(WHAT YOU WILL DO) Leave out the pictures and repeat the rest of the material exactly.

———

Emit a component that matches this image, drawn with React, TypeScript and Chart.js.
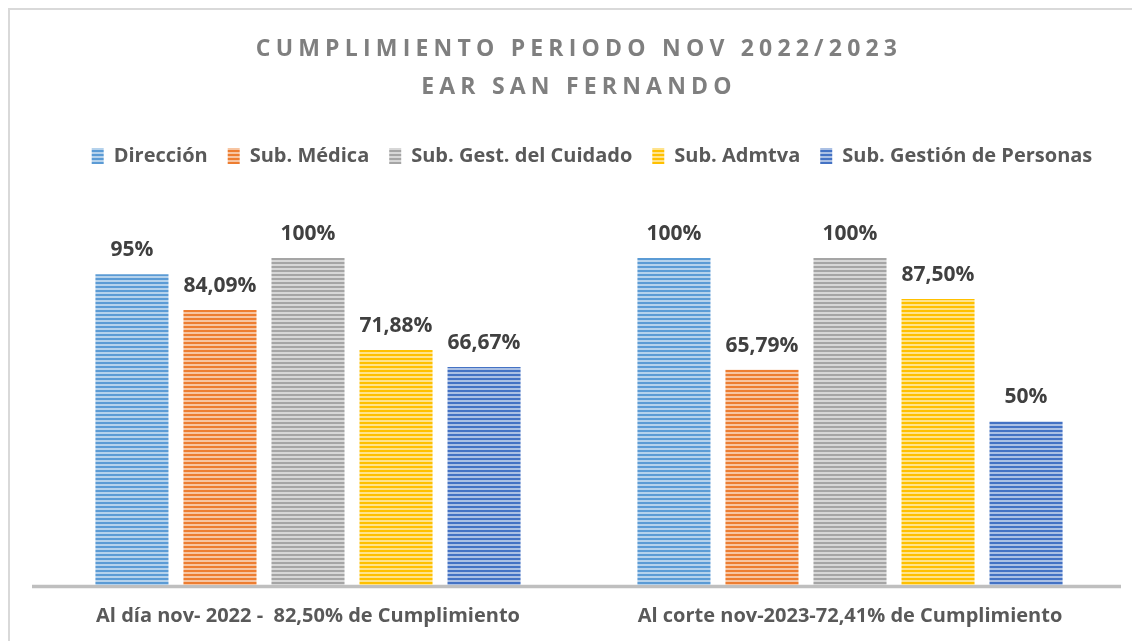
import React, { useEffect, useRef } from "react";
import { Chart, registerables } from "chart.js";

Chart.register(...registerables);

const titleLines = ["CUMPLIMIENTO PERIODO NOV 2022/2023", "EAR SAN FERNANDO"];
const categories = [
  "Al día nov- 2022 -  82,50% de Cumplimiento",
  "Al corte nov-2023-72,41% de Cumplimiento",
];
const seriesNames = [
  "Dirección",
  "Sub. Médica",
  "Sub. Gest. del Cuidado",
  "Sub. Admtva",
  "Sub. Gestión de Personas",
];
const direccion = [95, 100];
const medica = [84.09, 65.79];
const gestCuidado = [100, 100];
const admtva = [71.88, 87.5];
const personas = [66.67, 50];
const direccionLabels = ["95%", "100%"];
const medicaLabels = ["84,09%", "65,79%"];
const gestCuidadoLabels = ["100%", "100%"];
const admtvaLabels = ["71,88%", "87,50%"];
const personasLabels = ["66,67%", "50%"];
const seriesColors = ["#5B9BD5", "#ED7D31", "#A5A5A5", "#FFC000", "#4472C4"];

const FONT = "'Open Sans', sans-serif";

function lighten(hex: string, t: number) {
  const n = parseInt(hex.slice(1), 16);
  const r = (n >> 16) & 255, g = (n >> 8) & 255, b = n & 255;
  const m = (c: number) => Math.round(c + (255 - c) * t);
  return `rgb(${m(r)},${m(g)},${m(b)})`;
}

function makePattern(color: string): CanvasPattern | string {
  const c = document.createElement("canvas");
  c.width = 4;
  c.height = 4;
  const x = c.getContext("2d");
  if (!x) return color;
  x.fillStyle = lighten(color, 0.55);
  x.fillRect(0, 0, 4, 4);
  x.fillStyle = color;
  x.fillRect(0, 0, 4, 2);
  const p = x.createPattern(c, "repeat");
  return p || color;
}

const valueLabelPlugin = {
  id: "valueLabels",
  beforeDatasetsDraw(chart: any) {
    const ctx = chart.ctx;
    const a = chart.chartArea;
    ctx.save();
    ctx.strokeStyle = "#BFBFBF";
    ctx.lineWidth = 3.5;
    ctx.beginPath();
    ctx.moveTo(a.left - 5, a.bottom + 1.5);
    ctx.lineTo(a.right, a.bottom + 1.5);
    ctx.stroke();
    ctx.restore();
  },
  afterDatasetsDraw(chart: any) {
    const ctx = chart.ctx;
    ctx.save();
    ctx.font = `bold 21px ${FONT}`;
    ctx.fillStyle = "#404040";
    ctx.textAlign = "center";
    ctx.textBaseline = "middle";
    chart.data.datasets.forEach((ds: any, i: number) => {
      const meta = chart.getDatasetMeta(i);
      meta.data.forEach((el: any, j: number) => {
        ctx.fillText(ds.valueLabels[j], el.x, el.y - 24);
      });
    });
    ctx.restore();
  },
};

const spacingPlugin = {
  id: "spacing",
  beforeInit(chart: any) {
    const legend = chart.legend;
    if (legend && !legend._patched) {
      const orig = legend.fit;
      legend.fit = function () {
        orig.call(this);
        this.height += 82;
      };
      const origDraw = legend.draw;
      legend.draw = function (...args: any[]) {
        const ctx = chart.ctx;
        ctx.save();
        ctx.translate(13, 0);
        origDraw.apply(this, args);
        ctx.restore();
      };
      legend._patched = true;
    }
  },
  afterLayout(chart: any) {
    const tb = chart.titleBlock;
    if (tb && !tb._patched) {
      const orig = tb.draw;
      tb.draw = function (...args: any[]) {
        const ctx = chart.ctx;
        ctx.save();
        (ctx as any).letterSpacing = "5.2px";
        orig.apply(this, args);
        ctx.restore();
      };
      tb._patched = true;
    }
  },
};

export default function App() {
  const ref = useRef<HTMLCanvasElement | null>(null);
  useEffect(() => {
    document.body.style.overflow = "hidden";
    if (!ref.current) return;
    const values = [direccion, medica, gestCuidado, admtva, personas];
    const labels = [direccionLabels, medicaLabels, gestCuidadoLabels, admtvaLabels, personasLabels];
    const chart = new Chart(ref.current, {
      type: "bar",
      data: {
        labels: categories,
        datasets: seriesNames.map((name, i) => ({
          label: name,
          data: values[i],
          valueLabels: labels[i],
          backgroundColor: makePattern(seriesColors[i]),
          borderWidth: 0,
          categoryPercentage: 0.812,
          barPercentage: 0.83,
        })) as any,
      },
      options: {
        animation: false,
        responsive: false,
        maintainAspectRatio: false,
        layout: { padding: { left: 27, right: 18, top: 0, bottom: -6 } },
        plugins: {
          title: {
            display: true,
            text: titleLines,
            color: "#7F7F7F",
            font: { family: FONT, size: 23, weight: "bold", lineHeight: 38 / 23 },
            padding: { top: 20, bottom: 20 },
          },
          legend: {
            display: true,
            labels: {
              color: "#595959",
              font: { family: FONT, size: 20, weight: "bold" },
              boxWidth: 12,
              boxHeight: 16,
              padding: 20,
            },
          },
          tooltip: { enabled: false },
        },
        scales: {
          x: {
            grid: { display: false, drawTicks: false },
            border: { display: false },
            ticks: {
              color: "#595959",
              font: { family: FONT, size: 20, weight: "bold" },
              padding: 19,
            },
          },
          y: { display: false, min: 0, max: 100 },
        },
      },
      plugins: [valueLabelPlugin, spacingPlugin],
    } as any);
    return () => chart.destroy();
  }, []);
  return (
    <div
      style={{
        width: 1131,
        height: 633,
        boxSizing: "border-box",
        borderTop: "2px solid #D9D9D9",
        borderLeft: "2px solid #D9D9D9",
        background: "#fff",
      }}
    >
      <canvas ref={ref} width={1129} height={631} style={{ display: "block" }} />
    </div>
  );
}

———

(RESPONSE TO THIS TASK)
Emit a component that matches this image, drawn with React, TypeScript and Chart.js.
import React, { useEffect, useRef } from "react";
import { Chart, registerables } from "chart.js";

Chart.register(...registerables);

const titleLines = ["CUMPLIMIENTO PERIODO NOV 2022/2023", "EAR SAN FERNANDO"];
const categories = [
  "Al día nov- 2022 -  82,50% de Cumplimiento",
  "Al corte nov-2023-72,41% de Cumplimiento",
];
const seriesNames = [
  "Dirección",
  "Sub. Médica",
  "Sub. Gest. del Cuidado",
  "Sub. Admtva",
  "Sub. Gestión de Personas",
];
const direccion = [95, 100];
const medica = [84.09, 65.79];
const gestCuidado = [100, 100];
const admtva = [71.88, 87.5];
const personas = [66.67, 50];
const direccionLabels = ["95%", "100%"];
const medicaLabels = ["84,09%", "65,79%"];
const gestCuidadoLabels = ["100%", "100%"];
const admtvaLabels = ["71,88%", "87,50%"];
const personasLabels = ["66,67%", "50%"];
const seriesColors = ["#5B9BD5", "#ED7D31", "#A5A5A5", "#FFC000", "#4472C4"];

const FONT = "'Open Sans', sans-serif";

function lighten(hex: string, t: number) {
  const n = parseInt(hex.slice(1), 16);
  const r = (n >> 16) & 255, g = (n >> 8) & 255, b = n & 255;
  const m = (c: number) => Math.round(c + (255 - c) * t);
  return `rgb(${m(r)},${m(g)},${m(b)})`;
}

function makePattern(color: string): CanvasPattern | string {
  const c = document.createElement("canvas");
  c.width = 4;
  c.height = 4;
  const x = c.getContext("2d");
  if (!x) return color;
  x.fillStyle = lighten(color, 0.55);
  x.fillRect(0, 0, 4, 4);
  x.fillStyle = color;
  x.fillRect(0, 0, 4, 2);
  const p = x.createPattern(c, "repeat");
  return p || color;
}

const valueLabelPlugin = {
  id: "valueLabels",
  beforeDatasetsDraw(chart: any) {
    const ctx = chart.ctx;
    const a = chart.chartArea;
    ctx.save();
    ctx.strokeStyle = "#BFBFBF";
    ctx.lineWidth = 3.5;
    ctx.beginPath();
    ctx.moveTo(a.left - 5, a.bottom + 1.5);
    ctx.lineTo(a.right, a.bottom + 1.5);
    ctx.stroke();
    ctx.restore();
  },
  afterDatasetsDraw(chart: any) {
    const ctx = chart.ctx;
    ctx.save();
    ctx.font = `bold 21px ${FONT}`;
    ctx.fillStyle = "#404040";
    ctx.textAlign = "center";
    ctx.textBaseline = "middle";
    chart.data.datasets.forEach((ds: any, i: number) => {
      const meta = chart.getDatasetMeta(i);
      meta.data.forEach((el: any, j: number) => {
        ctx.fillText(ds.valueLabels[j], el.x, el.y - 24);
      });
    });
    ctx.restore();
  },
};

const spacingPlugin = {
  id: "spacing",
  beforeInit(chart: any) {
    const legend = chart.legend;
    if (legend && !legend._patched) {
      const orig = legend.fit;
      legend.fit = function () {
        orig.call(this);
        this.height += 82;
      };
      const origDraw = legend.draw;
      legend.draw = function (...args: any[]) {
        const ctx = chart.ctx;
        ctx.save();
        ctx.translate(13, 0);
        origDraw.apply(this, args);
        ctx.restore();
      };
      legend._patched = true;
    }
  },
  afterLayout(chart: any) {
    const tb = chart.titleBlock;
    if (tb && !tb._patched) {
      const orig = tb.draw;
      tb.draw = function (...args: any[]) {
        const ctx = chart.ctx;
        ctx.save();
        (ctx as any).letterSpacing = "5.2px";
        orig.apply(this, args);
        ctx.restore();
      };
      tb._patched = true;
    }
  },
};

export default function App() {
  const ref = useRef<HTMLCanvasElement | null>(null);
  useEffect(() => {
    document.body.style.overflow = "hidden";
    if (!ref.current) return;
    const values = [direccion, medica, gestCuidado, admtva, personas];
    const labels = [direccionLabels, medicaLabels, gestCuidadoLabels, admtvaLabels, personasLabels];
    const chart = new Chart(ref.current, {
      type: "bar",
      data: {
        labels: categories,
        datasets: seriesNames.map((name, i) => ({
          label: name,
          data: values[i],
          valueLabels: labels[i],
          backgroundColor: makePattern(seriesColors[i]),
          borderWidth: 0,
          categoryPercentage: 0.812,
          barPercentage: 0.83,
        })) as any,
      },
      options: {
        animation: false,
        responsive: false,
        maintainAspectRatio: false,
        layout: { padding: { left: 27, right: 18, top: 0, bottom: -6 } },
        plugins: {
          title: {
            display: true,
            text: titleLines,
            color: "#7F7F7F",
            font: { family: FONT, size: 23, weight: "bold", lineHeight: 38 / 23 },
            padding: { top: 20, bottom: 20 },
          },
          legend: {
            display: true,
            labels: {
              color: "#595959",
              font: { family: FONT, size: 20, weight: "bold" },
              boxWidth: 12,
              boxHeight: 16,
              padding: 20,
            },
          },
          tooltip: { enabled: false },
        },
        scales: {
          x: {
            grid: { display: false, drawTicks: false },
            border: { display: false },
            ticks: {
              color: "#595959",
              font: { family: FONT, size: 20, weight: "bold" },
              padding: 19,
            },
          },
          y: { display: false, min: 0, max: 100 },
        },
      },
      plugins: [valueLabelPlugin, spacingPlugin],
    } as any);
    return () => chart.destroy();
  }, []);
  return (
    <div
      style={{
        width: 1131,
        height: 633,
        boxSizing: "border-box",
        borderTop: "2px solid #D9D9D9",
        borderLeft: "2px solid #D9D9D9",
        background: "#fff",
      }}
    >
      <canvas ref={ref} width={1129} height={631} style={{ display: "block" }} />
    </div>
  );
}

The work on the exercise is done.